◆ MATERIAL PROVIDED
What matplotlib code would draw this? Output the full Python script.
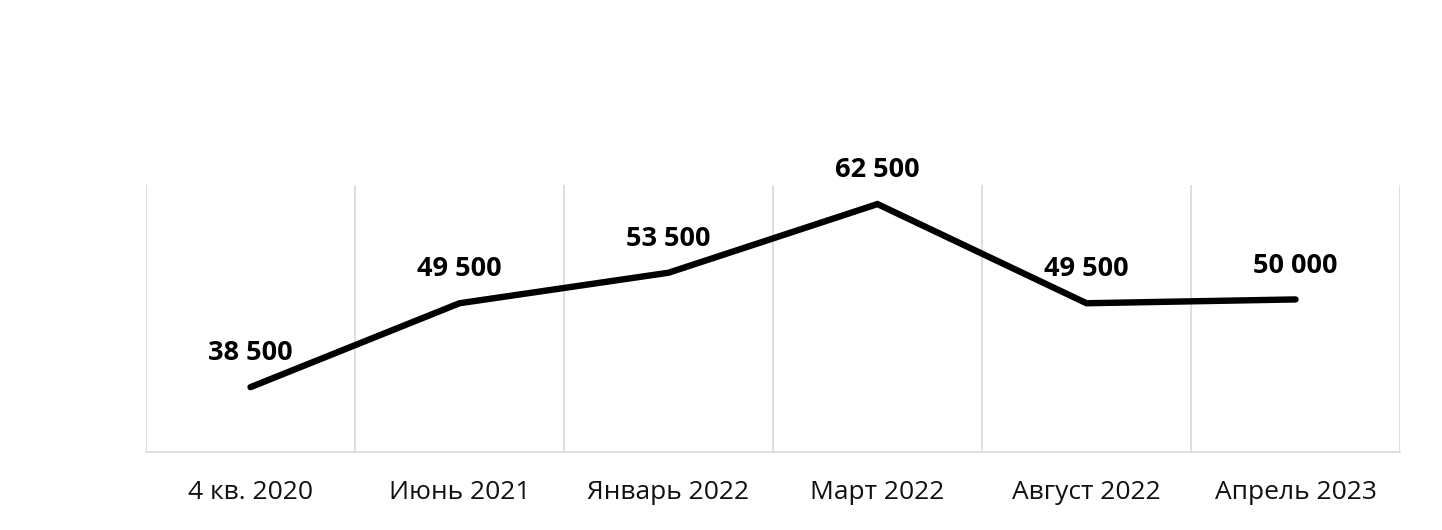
import matplotlib
matplotlib.use("Agg")
import matplotlib.pyplot as plt
from matplotlib.ticker import FixedLocator

categories = ["4 кв. 2020", "Июнь 2021", "Январь 2022", "Март 2022", "Август 2022", "Апрель 2023"]
values = [38500, 49500, 53500, 62500, 49500, 50000]
labels = ["38 500", "49 500", "53 500", "62 500", "49 500", "50 000"]

plt.rcParams['font.family'] = ['Open Sans', 'DejaVu Sans']

fig = plt.figure(figsize=(14.42, 5.30), dpi=100)
ax = fig.add_axes([146/1442, 1-452/530, (1400-146)/1442, (452-185)/530])

x = list(range(len(categories)))
ax.plot(x, values, color='black', linewidth=4.6, solid_capstyle='round', solid_joinstyle='miter', zorder=3)

for xi, v, lab in zip(x, values, labels):
    ax.annotate(lab, (xi, v), xytext=(0, 15), textcoords='offset points',
                ha='center', va='bottom', fontsize=19.5, fontweight='bold', color='black')

ax.set_xlim(-0.5, len(categories) - 0.5)
ax.set_ylim(30000, 65000)
ax.set_xticks(x)
ax.set_xticklabels(categories, fontsize=19, color='#111111')
ax.xaxis.set_minor_locator(FixedLocator([i - 0.5 for i in range(len(categories) + 1)]))
ax.grid(which='minor', axis='x', color='#d9d9d9', linewidth=1.2)
ax.tick_params(axis='x', which='both', length=0, pad=20)
ax.set_yticks([])
for s in ['top', 'left', 'right']:
    ax.spines[s].set_visible(False)
ax.spines['bottom'].set_color('#d9d9d9')
ax.spines['bottom'].set_linewidth(1.2)

fig.savefig("out.png", dpi=100, facecolor='white')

◆ TASK TO COMPLETE
Transcribe the listing in full. Omit the pictures and keep every line exact.

◆ ANSWER BELOW
What matplotlib code would draw this? Output the full Python script.
import matplotlib
matplotlib.use("Agg")
import matplotlib.pyplot as plt
from matplotlib.ticker import FixedLocator

categories = ["4 кв. 2020", "Июнь 2021", "Январь 2022", "Март 2022", "Август 2022", "Апрель 2023"]
values = [38500, 49500, 53500, 62500, 49500, 50000]
labels = ["38 500", "49 500", "53 500", "62 500", "49 500", "50 000"]

plt.rcParams['font.family'] = ['Open Sans', 'DejaVu Sans']

fig = plt.figure(figsize=(14.42, 5.30), dpi=100)
ax = fig.add_axes([146/1442, 1-452/530, (1400-146)/1442, (452-185)/530])

x = list(range(len(categories)))
ax.plot(x, values, color='black', linewidth=4.6, solid_capstyle='round', solid_joinstyle='miter', zorder=3)

for xi, v, lab in zip(x, values, labels):
    ax.annotate(lab, (xi, v), xytext=(0, 15), textcoords='offset points',
                ha='center', va='bottom', fontsize=19.5, fontweight='bold', color='black')

ax.set_xlim(-0.5, len(categories) - 0.5)
ax.set_ylim(30000, 65000)
ax.set_xticks(x)
ax.set_xticklabels(categories, fontsize=19, color='#111111')
ax.xaxis.set_minor_locator(FixedLocator([i - 0.5 for i in range(len(categories) + 1)]))
ax.grid(which='minor', axis='x', color='#d9d9d9', linewidth=1.2)
ax.tick_params(axis='x', which='both', length=0, pad=20)
ax.set_yticks([])
for s in ['top', 'left', 'right']:
    ax.spines[s].set_visible(False)
ax.spines['bottom'].set_color('#d9d9d9')
ax.spines['bottom'].set_linewidth(1.2)

fig.savefig("out.png", dpi=100, facecolor='white')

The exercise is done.